Segundo o Bloco, sustentado, entre outros, pelo estudo da The Lancet Psychiatry, “o problema da raspadinha transcende o jogo online, tendo graves riscos sociais associados ao seu impacto no aumento do jogo abusivo e patológico”. O estudo revela que Portugal é o país da Europa onde se gasta, em média e per capita, mais dinheiro em raspadinhas: mais de quatro milhões de euros por dia – o que equivale a um gasto médio anual de 160€ por pessoa face a apenas 14€ médios em Espanha.

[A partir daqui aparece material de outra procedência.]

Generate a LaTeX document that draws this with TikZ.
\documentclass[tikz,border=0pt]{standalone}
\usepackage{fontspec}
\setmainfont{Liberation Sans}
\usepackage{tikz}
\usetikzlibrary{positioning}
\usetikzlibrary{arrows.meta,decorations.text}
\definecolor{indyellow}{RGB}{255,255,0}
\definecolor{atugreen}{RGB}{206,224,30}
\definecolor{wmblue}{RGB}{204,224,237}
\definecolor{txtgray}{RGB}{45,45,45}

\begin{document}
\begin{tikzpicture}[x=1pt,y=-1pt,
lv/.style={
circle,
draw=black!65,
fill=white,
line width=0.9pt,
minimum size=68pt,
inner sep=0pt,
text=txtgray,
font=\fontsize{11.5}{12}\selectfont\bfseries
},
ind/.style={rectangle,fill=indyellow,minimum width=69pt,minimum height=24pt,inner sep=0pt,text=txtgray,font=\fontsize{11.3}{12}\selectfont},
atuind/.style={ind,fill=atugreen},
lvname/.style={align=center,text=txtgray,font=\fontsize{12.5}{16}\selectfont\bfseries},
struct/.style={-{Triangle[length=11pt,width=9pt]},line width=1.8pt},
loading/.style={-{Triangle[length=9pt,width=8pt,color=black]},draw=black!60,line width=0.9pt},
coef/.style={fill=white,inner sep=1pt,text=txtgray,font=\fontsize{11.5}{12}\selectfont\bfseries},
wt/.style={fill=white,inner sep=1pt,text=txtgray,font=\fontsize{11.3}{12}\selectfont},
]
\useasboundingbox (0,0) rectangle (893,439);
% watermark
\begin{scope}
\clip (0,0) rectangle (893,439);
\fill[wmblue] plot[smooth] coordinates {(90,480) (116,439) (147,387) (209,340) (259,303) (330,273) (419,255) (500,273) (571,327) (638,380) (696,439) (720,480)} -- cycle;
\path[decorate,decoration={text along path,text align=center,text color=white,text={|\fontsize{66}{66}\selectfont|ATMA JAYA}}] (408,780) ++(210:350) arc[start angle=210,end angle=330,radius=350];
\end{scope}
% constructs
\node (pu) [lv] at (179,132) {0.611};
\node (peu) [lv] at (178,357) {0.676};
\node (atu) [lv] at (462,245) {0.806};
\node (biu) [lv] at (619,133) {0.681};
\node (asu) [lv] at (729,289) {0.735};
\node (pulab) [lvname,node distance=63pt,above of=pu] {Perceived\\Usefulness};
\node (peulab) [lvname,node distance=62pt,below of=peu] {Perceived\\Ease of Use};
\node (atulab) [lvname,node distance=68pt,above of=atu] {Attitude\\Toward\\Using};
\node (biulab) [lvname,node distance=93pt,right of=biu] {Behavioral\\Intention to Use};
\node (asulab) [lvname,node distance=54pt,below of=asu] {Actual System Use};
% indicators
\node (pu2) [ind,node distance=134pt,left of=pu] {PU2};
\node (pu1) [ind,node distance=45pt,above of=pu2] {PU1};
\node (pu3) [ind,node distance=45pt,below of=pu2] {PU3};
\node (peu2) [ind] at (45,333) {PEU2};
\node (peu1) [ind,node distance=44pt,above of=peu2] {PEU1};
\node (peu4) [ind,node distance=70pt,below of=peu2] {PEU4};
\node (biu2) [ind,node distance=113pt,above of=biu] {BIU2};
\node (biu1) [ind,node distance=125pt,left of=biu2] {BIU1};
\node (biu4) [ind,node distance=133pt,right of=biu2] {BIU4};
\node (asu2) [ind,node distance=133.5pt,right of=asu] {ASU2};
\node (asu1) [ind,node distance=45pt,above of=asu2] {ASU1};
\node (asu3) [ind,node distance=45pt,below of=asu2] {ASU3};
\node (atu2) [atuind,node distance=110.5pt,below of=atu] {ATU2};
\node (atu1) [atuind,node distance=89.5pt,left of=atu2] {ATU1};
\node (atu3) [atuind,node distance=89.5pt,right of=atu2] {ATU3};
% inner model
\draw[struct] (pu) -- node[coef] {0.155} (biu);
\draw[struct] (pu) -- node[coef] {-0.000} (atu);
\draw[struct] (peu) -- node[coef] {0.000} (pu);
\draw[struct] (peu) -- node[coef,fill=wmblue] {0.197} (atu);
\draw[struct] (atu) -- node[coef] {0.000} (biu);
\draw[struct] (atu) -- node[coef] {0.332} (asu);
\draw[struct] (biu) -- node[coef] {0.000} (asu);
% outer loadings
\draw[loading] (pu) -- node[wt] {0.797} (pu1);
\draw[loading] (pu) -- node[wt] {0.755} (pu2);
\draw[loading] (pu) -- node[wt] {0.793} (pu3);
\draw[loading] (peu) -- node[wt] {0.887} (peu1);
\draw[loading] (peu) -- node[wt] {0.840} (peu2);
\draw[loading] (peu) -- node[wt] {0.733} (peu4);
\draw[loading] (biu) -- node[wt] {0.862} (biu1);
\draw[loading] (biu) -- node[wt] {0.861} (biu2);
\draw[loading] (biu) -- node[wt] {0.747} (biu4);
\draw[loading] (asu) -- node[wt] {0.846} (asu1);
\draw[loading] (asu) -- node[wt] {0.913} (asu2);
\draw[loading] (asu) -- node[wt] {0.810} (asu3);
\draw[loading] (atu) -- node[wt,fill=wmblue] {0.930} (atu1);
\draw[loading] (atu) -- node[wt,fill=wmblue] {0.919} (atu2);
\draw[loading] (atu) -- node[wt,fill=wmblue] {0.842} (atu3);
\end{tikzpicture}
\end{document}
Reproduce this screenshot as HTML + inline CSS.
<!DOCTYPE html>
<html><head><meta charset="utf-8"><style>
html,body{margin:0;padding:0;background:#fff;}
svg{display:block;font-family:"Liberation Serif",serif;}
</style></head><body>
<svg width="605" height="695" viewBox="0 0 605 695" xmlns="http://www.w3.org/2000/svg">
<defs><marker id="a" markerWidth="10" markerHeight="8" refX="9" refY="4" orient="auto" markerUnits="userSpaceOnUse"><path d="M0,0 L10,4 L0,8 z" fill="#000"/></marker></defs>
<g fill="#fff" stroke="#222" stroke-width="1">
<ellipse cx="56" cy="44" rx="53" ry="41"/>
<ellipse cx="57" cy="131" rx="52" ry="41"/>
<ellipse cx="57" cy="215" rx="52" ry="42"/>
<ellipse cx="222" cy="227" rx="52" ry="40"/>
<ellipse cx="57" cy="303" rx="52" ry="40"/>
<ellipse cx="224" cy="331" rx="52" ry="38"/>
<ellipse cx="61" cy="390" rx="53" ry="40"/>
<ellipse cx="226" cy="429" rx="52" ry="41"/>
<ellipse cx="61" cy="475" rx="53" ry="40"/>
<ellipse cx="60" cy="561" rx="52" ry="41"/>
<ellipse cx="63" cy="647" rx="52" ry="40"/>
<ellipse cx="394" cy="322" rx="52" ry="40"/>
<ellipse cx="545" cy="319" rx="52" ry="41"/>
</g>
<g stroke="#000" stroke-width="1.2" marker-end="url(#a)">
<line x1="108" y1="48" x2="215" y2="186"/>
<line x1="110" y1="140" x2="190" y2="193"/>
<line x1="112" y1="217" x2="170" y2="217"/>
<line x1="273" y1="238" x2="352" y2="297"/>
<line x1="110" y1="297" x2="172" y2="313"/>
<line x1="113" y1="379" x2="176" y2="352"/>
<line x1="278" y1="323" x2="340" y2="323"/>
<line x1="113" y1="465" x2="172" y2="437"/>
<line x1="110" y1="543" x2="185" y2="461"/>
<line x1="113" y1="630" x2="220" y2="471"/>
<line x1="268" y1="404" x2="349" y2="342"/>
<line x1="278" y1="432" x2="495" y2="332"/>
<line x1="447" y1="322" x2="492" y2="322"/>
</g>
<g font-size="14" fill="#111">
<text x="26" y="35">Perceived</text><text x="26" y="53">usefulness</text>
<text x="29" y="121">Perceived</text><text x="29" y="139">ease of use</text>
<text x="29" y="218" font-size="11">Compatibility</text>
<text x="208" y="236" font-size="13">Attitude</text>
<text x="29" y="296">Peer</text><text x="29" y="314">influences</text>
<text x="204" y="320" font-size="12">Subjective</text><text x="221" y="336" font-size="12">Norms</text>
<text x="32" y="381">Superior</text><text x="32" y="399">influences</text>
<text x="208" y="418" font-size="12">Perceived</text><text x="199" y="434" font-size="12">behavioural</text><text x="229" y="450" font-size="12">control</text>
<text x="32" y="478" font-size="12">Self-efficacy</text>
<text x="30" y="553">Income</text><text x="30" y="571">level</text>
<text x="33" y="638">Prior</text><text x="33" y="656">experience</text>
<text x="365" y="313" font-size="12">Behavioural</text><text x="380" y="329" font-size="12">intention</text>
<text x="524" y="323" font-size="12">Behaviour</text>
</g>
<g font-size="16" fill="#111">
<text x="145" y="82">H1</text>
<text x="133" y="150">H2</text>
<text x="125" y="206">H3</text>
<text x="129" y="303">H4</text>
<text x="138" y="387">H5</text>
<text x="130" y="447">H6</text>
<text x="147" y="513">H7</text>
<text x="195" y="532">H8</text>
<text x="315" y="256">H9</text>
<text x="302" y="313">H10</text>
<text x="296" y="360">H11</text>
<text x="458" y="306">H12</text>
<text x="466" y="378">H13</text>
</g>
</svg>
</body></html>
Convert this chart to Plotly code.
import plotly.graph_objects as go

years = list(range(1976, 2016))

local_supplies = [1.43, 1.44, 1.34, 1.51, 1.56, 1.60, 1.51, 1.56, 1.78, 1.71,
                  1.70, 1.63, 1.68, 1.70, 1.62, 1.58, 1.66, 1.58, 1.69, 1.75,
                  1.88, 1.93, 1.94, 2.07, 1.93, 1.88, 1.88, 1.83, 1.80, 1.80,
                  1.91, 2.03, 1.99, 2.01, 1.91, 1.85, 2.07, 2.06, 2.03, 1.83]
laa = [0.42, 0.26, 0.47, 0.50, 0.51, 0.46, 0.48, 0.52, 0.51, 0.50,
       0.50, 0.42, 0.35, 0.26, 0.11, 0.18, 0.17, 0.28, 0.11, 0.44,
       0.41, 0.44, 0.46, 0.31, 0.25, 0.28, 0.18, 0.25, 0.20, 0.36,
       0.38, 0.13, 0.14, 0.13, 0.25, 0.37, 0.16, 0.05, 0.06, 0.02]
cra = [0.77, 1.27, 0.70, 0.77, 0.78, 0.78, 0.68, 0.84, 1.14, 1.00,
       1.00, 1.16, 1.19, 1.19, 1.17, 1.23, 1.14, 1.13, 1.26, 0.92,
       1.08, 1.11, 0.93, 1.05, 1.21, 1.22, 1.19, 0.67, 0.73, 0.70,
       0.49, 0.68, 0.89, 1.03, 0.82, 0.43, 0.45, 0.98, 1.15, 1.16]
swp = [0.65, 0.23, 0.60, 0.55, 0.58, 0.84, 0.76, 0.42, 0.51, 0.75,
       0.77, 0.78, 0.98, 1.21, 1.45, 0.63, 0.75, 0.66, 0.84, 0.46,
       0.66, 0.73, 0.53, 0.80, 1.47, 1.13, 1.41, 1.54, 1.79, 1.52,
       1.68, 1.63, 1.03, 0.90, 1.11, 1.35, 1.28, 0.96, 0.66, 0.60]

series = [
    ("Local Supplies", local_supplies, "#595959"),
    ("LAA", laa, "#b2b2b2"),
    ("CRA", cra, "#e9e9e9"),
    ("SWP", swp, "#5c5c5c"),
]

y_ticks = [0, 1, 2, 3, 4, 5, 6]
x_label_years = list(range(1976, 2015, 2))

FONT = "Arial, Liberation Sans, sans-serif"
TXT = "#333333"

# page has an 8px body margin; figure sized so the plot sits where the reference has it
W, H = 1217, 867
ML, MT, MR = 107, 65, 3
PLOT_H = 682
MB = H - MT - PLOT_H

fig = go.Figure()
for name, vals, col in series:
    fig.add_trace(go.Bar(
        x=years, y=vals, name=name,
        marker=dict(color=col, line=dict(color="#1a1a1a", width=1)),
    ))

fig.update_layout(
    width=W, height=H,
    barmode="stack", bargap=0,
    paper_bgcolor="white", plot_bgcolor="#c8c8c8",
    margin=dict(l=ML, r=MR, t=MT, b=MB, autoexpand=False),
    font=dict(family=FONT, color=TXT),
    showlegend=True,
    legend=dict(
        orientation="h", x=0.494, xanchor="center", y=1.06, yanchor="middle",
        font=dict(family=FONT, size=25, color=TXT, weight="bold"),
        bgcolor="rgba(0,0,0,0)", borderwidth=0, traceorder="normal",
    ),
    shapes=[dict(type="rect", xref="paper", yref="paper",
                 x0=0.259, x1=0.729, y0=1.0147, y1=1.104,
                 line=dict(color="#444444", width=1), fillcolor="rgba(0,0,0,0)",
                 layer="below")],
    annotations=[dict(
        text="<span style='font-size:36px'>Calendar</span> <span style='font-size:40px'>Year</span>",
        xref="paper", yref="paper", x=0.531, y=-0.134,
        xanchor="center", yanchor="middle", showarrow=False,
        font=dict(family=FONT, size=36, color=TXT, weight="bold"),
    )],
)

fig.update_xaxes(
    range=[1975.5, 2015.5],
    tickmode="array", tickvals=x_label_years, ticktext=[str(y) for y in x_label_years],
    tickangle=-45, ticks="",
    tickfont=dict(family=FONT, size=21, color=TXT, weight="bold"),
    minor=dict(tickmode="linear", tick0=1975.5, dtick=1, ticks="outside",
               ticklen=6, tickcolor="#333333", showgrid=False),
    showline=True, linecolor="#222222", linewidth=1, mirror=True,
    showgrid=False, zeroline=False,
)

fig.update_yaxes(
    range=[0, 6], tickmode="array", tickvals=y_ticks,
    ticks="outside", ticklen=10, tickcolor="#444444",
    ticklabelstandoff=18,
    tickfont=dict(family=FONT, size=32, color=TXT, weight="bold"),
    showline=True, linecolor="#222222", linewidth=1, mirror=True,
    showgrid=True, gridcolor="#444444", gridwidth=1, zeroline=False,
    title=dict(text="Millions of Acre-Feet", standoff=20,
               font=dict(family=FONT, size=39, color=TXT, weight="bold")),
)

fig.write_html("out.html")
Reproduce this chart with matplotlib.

E é através desta ponte que aprofundamos o primeiro ponto da segunda proposta: o Bloco recomenda ao Governo a “restrição de venda de raspadinhas em todos os locais que não se dediquem exclusivamente à atividade de mediação dos jogos sociais do Estado”. Em termos práticos, este ponto visa proibir a venda de ‘raspadinhas’ em “todos os estabelecimentos dos CTT”, contudo, salvaguarda os quiosques “e outros estabelecimentos comerciais onde as vendas de raspadinha representam praticamente a totalidade da sua faturação”. Outra recomendação é a de “estender a opção de autoexclusão aos jogadores de lotaria instantânea, com efeito nos locais de venda física” – ou seja, recomenda que os jogadores de ‘raspadinhas’ possam passar a pedir para serem proibidos de jogar, algo que já se faz, por exemplo, quanto a casinos ou jogos e apostas online.
O Bloco recomenda que os pedidos de autoexclusão sejam administrativamente simplificados. Note-se que o investigador e psiquiatra Pedro Morgado, autor do estudo citado, havia já sugerido a autoexclusão de jogadores de raspadinhas em entrevista ao Expresso, em 2020, indo mais longe e falando mesmo na “criação de um cartão do jogador”. Por fim, recomenda ao Governo que promova “um diagnóstico concreto do problema, reforçando a recolha de dados sobre o jogo, no domínio da procura e da oferta, contribuindo para o aprofundamento do conhecimento sobre os padrões de consumo e os seus problemas associados”, e que reforce o SNS, concretamente na vertente da “dimensão das dependências”, inserida na saúde mental.
Contactado pelo i acerca do projeto bloquista, Edmundo Martinho, Provedor da SCML, afirma não comentar “iniciativas do grupos parlamentares”, garantindo, contudo, que a “Santa Casa gere os jogos sociais do Estado no estrito cumprimento da legislação e dos respetivos regulamentos”.